Outdoor Industries Report: Rafting Economy

Business goes as the Arkansas flows

Eric Peterson //April 1, 2019//

Outdoor Industries Report: Rafting Economy

Business goes as the Arkansas flows

Eric Peterson //April 1, 2019//

The Arkansas River is the 800-pound rainbow trout of Colorado’s rafting industry. 

In non-drought years since 2000, commercial user days typically range between 200,000 and 250,000 on the Arkansas, according to the Colorado River Outfitters Association (CROA). That’s about 40 percent of Colorado’s total, and it places the Arkansas second in the U.S. to only the Ocoee River in Tennessee. 

CROA pegged the economic impact of commercial rafting in Colorado at nearly $200 million in 2017, up from $36 million in 1988. Run the numbers, and that means Salida, Buena Vista and Cañon City see upwards of $100 million a year flowing in from rafting. 

Bob Hamel, executive director of the Buena Vista-based Arkansas River Outfitters Association, has worked on the river since the late 1970s. “Rafting was only in its infancy,” he says. “All of a sudden, in the early ‘80s, it just exploded.” 

By the end of the decade, the Arkansas passed the American River in California to become one of the two most commercially rafted rivers in the U.S. with the Ocoee. The driver? “I think it was the same thing behind skiing, and that was just baby boomers,” Hamel says. “At first, it was 20-year-olds taking out 30-year-olds. There are trips for everybody now.” 

He points to another catalyst: the establishment of the Arkansas Headwaters Recreation Area in 1989 by the Bureau of Land Management and Colorado Parks and Wildlife, which improved river access and infrastructure. 

The X factor is water. “If you look back [at the 1980s], those were pretty high water years,” he says. “It’s all tied together. There’s a direct correlation between having boatable flows and the economies of these communities.” 

WATER CONNECTIONS 

“I first arrived at the Arkansas Headwaters in 2000, and our first big drought year was 2002,” says Rob White, manager of the Arkansas Headwaters Recreation Area.

It wasn’t just any drought: It was Colorado’s worst dry spell since the 1600s. The economic hit was staggering – revenue and use declined by about 45 percent from 2001 to 2002. The Upper Arkansas Voluntary Flow Management Program emerged in the wake of 2002. The goal: a minimum flow of 700 cubic feet per second on the river near Salida.

Beyond working with the U.S. Bureau of Reclamation, Colorado Parks and Wildlife partnered with utilities in Pueblo, Colorado Springs and even Ordway to better manage flows on the Arkansas. Colorado Parks and Wildlife also leases storage space in key reservoirs, and that water is marketable to other users in Pueblo and beyond. 
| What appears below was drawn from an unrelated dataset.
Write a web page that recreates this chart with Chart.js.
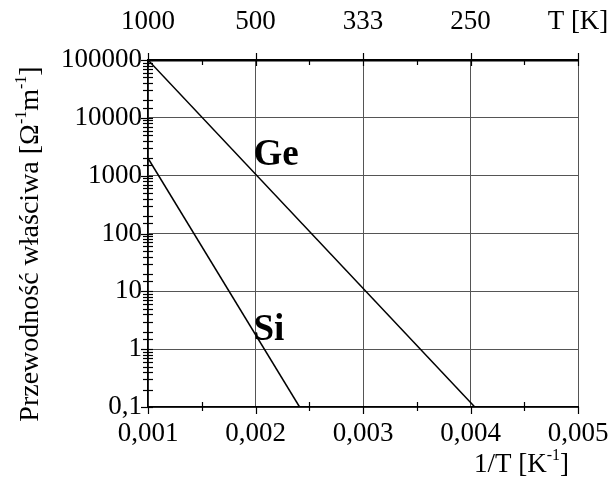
<!DOCTYPE html>
<html>
<head>
<meta charset="utf-8">
<script src="https://cdn.jsdelivr.net/npm/chart.js@4"></script>
<style>
  html, body { margin: 0; padding: 0; background: #fff; }
  #wrap { width: 609px; height: 478px; }
</style>
</head>
<body>
<div id="wrap"><canvas id="chart"></canvas></div>
<script>
// data
const xTickValues = [0.001, 0.002, 0.003, 0.004, 0.005];
const xTickLabels = ['0,001', '0,002', '0,003', '0,004', '0,005'];
const topTickLabels = ['1000', '500', '333', '250', 'T [K]'];
const yTickValues = [0.1, 1, 10, 100, 1000, 10000, 100000];
const yTickLabels = ['0,1', '1', '10', '100', '1000', '10000', '100000'];

const geX = [0.001, 0.00404];
const geY = [100000, 0.1];
const siX = [0.001, 0.00241];
const siY = [2000, 0.1];

const markNames = ['Ge', 'Si'];
const markX = [0.002, 0.002];
const markY = [1550, 1.43];

const FONT = "'Liberation Serif', 'Times New Roman', serif";
const SIZE = 27;
const gridGrey = '#555';

const toPoints = (xs, ys) => xs.map((x, i) => ({ x: x, y: ys[i] }));

// tick marks, titles and labels drawn on top
const extras = {
    id: 'extras',
    afterDraw(chart) {
        const ctx = chart.ctx;
        const x = chart.scales.x;
        const y = chart.scales.y;
        const area = chart.chartArea;
        ctx.save();
        ctx.strokeStyle = '#000';
        ctx.lineWidth = 1.2;

        // y ticks, both sides of the axis
        y.ticks.forEach(t => {
            const py = Math.round(y.getPixelForValue(t.value)) + 0.5;
            const major = yTickValues.includes(t.value);
            ctx.beginPath();
            ctx.moveTo(area.left - (major ? 7 : 5), py);
            ctx.lineTo(area.left + 5, py);
            ctx.stroke();
        });

        // x ticks, majors and the half steps
        for (let i = 0; i < xTickValues.length; i++) {
            const px = Math.round(x.getPixelForValue(xTickValues[i])) + 0.5;
            ctx.beginPath();
            ctx.moveTo(px, area.bottom); ctx.lineTo(px, area.bottom + 7);
            ctx.moveTo(px, area.top - 7); ctx.lineTo(px, area.top + 6);
            ctx.stroke();
            if (i < xTickValues.length - 1) {
                const hx = Math.round(x.getPixelForValue((xTickValues[i] + xTickValues[i + 1]) / 2)) + 0.5;
                ctx.beginPath();
                ctx.moveTo(hx, area.bottom - 5); ctx.lineTo(hx, area.bottom + 4);
                ctx.moveTo(hx, area.top); ctx.lineTo(hx, area.top + 5);
                ctx.stroke();
            }
        }

        ctx.fillStyle = '#000';
        ctx.textBaseline = 'alphabetic';

        // Ge / Si
        ctx.font = 'bold 37px ' + FONT;
        ctx.textAlign = 'left';
        markNames.forEach((n, i) => {
            ctx.fillText(n, x.getPixelForValue(markX[i]) - 2, y.getPixelForValue(markY[i]));
        });

        // text with raised "-1" pieces
        const drawParts = (parts, sx, sy, size) => {
            let cx = sx;
            parts.forEach(p => {
                ctx.font = (p.sup ? '16px ' : size + 'px ') + FONT;
                ctx.fillText(p.t, cx, sy - (p.sup ? 12 : 0));
                cx += ctx.measureText(p.t).width;
            });
        };
        const widthOf = (parts, size) => parts.reduce((w, p) => {
            ctx.font = (p.sup ? '16px ' : size + 'px ') + FONT;
            return w + ctx.measureText(p.t).width;
        }, 0);

        // x title
        const xTitle = [{ t: '1/T [K' }, { t: '-1', sup: true }, { t: ']' }];
        drawParts(xTitle, 569 - widthOf(xTitle, 27), 472, 27);

        // y title, rotated
        const yTitle = [{ t: 'Przewodność właściwa [Ω' }, { t: '-1', sup: true }, { t: 'm' }, { t: '-1', sup: true }, { t: ']' }];
        ctx.translate(38, 244);
        ctx.rotate(-Math.PI / 2);
        drawParts(yTitle, -widthOf(yTitle, 28) / 2, 0, 28);
        ctx.restore();
    }
};

const noSidePad = s => { s.paddingLeft = 0; s.paddingRight = 0; };

new Chart(document.getElementById('chart'), {
    type: 'scatter',
    data: {
        datasets: [
            { label: 'Ge', data: toPoints(geX, geY), showLine: true, borderColor: '#000', borderWidth: 1.5, pointRadius: 0, fill: false },
            { label: 'Si', data: toPoints(siX, siY), showLine: true, borderColor: '#000', borderWidth: 1.5, pointRadius: 0, fill: false }
        ]
    },
    options: {
        responsive: true,
        maintainAspectRatio: false,
        animation: false,
        layout: { padding: { left: 0, right: 31, top: 0, bottom: 0 } },
        plugins: {
            legend: { display: false },
            tooltip: { enabled: false }
        },
        scales: {
            x: {
                type: 'linear',
                position: 'bottom',
                min: 0.001,
                max: 0.005,
                afterBuildTicks: s => { s.ticks = xTickValues.map(v => ({ value: v })); },
                afterFit: s => { s.height = 71; noSidePad(s); },
                ticks: {
                    color: '#000',
                    font: { family: FONT, size: SIZE },
                    padding: 11,
                    maxRotation: 0,
                    autoSkip: false,
                    callback: (v, i) => xTickLabels[i]
                },
                grid: { color: gridGrey, lineWidth: 1, drawTicks: false },
                border: { color: '#000', width: 1.5 }
            },
            x2: {
                type: 'linear',
                position: 'top',
                min: 0.001,
                max: 0.005,
                afterBuildTicks: s => { s.ticks = xTickValues.map(v => ({ value: v })); },
                afterFit: s => { s.height = 60; noSidePad(s); },
                ticks: {
                    color: '#000',
                    font: { family: FONT, size: SIZE },
                    padding: 22,
                    maxRotation: 0,
                    autoSkip: false,
                    callback: (v, i) => topTickLabels[i]
                },
                grid: { display: false, drawTicks: false },
                border: { color: '#000', width: 2.5 }
            },
            y: {
                type: 'logarithmic',
                min: 0.1,
                max: 100000,
                afterFit: s => { s.width = 148; },
                ticks: {
                    color: '#000',
                    font: { family: FONT, size: SIZE },
                    padding: 6,
                    autoSkip: false,
                    callback: v => {
                        const k = yTickValues.findIndex(t => Math.abs(t - v) / t < 1e-6);
                        return k >= 0 ? yTickLabels[k] : '';
                    }
                },
                grid: {
                    drawTicks: false,
                    lineWidth: 1,
                    color: c => (c.tick && yTickValues.some(t => Math.abs(t - c.tick.value) / t < 1e-6)) ? gridGrey : 'rgba(0,0,0,0)'
                },
                border: { color: '#000', width: 1.5 }
            }
        }
    },
    plugins: [extras]
});
</script>
</body>
</html>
When the next big drought hit in 2012, “We were a little better prepared,” White says. The Bureau of Reclamation provided 5,000 acre-feet and Pueblo Water 2,000. Revenue and use was down less than 20 percent.

“Despite the fact that it was a low-water year, we only saw a 2 percent decrease in recreational use,” White says. “Revenue increased 1.6 percent from 2017 to 2018.”

Explains Hamel: “We micromanaged water and squeezed it out. We were all blown away that we were able to run the same itineraries.” He calls it “the new thinking of cooperative, collaborative efforts for win-wins all the way around.”

 Colorado Springs Utilities stores water in Twin Lakes and Turquoise Lake near Leadville it can release to benefit outfitters. “We learned a long time ago we need to collaborate and cooperate,” says Abby Ortega, manager for water resources. “We work really hard to manage those flows in that stretch.” 

When Hamel reached out in 2018 and asked for a boost, it was a no-brainer, Ortega says. “We had some extra space in Pueblo Reservoir, so we just exchanged it later this fall. It didn’t affect our operations at all.” 

Ortega says 2002 was a different animal, with low water levels preceding the drought. “Our reservoirs reached a low of 43 percent of capacity in that time frame, so it limited our flexibility to operate,” she says. In 2018, the low was 87 percent, “a different ballgame.”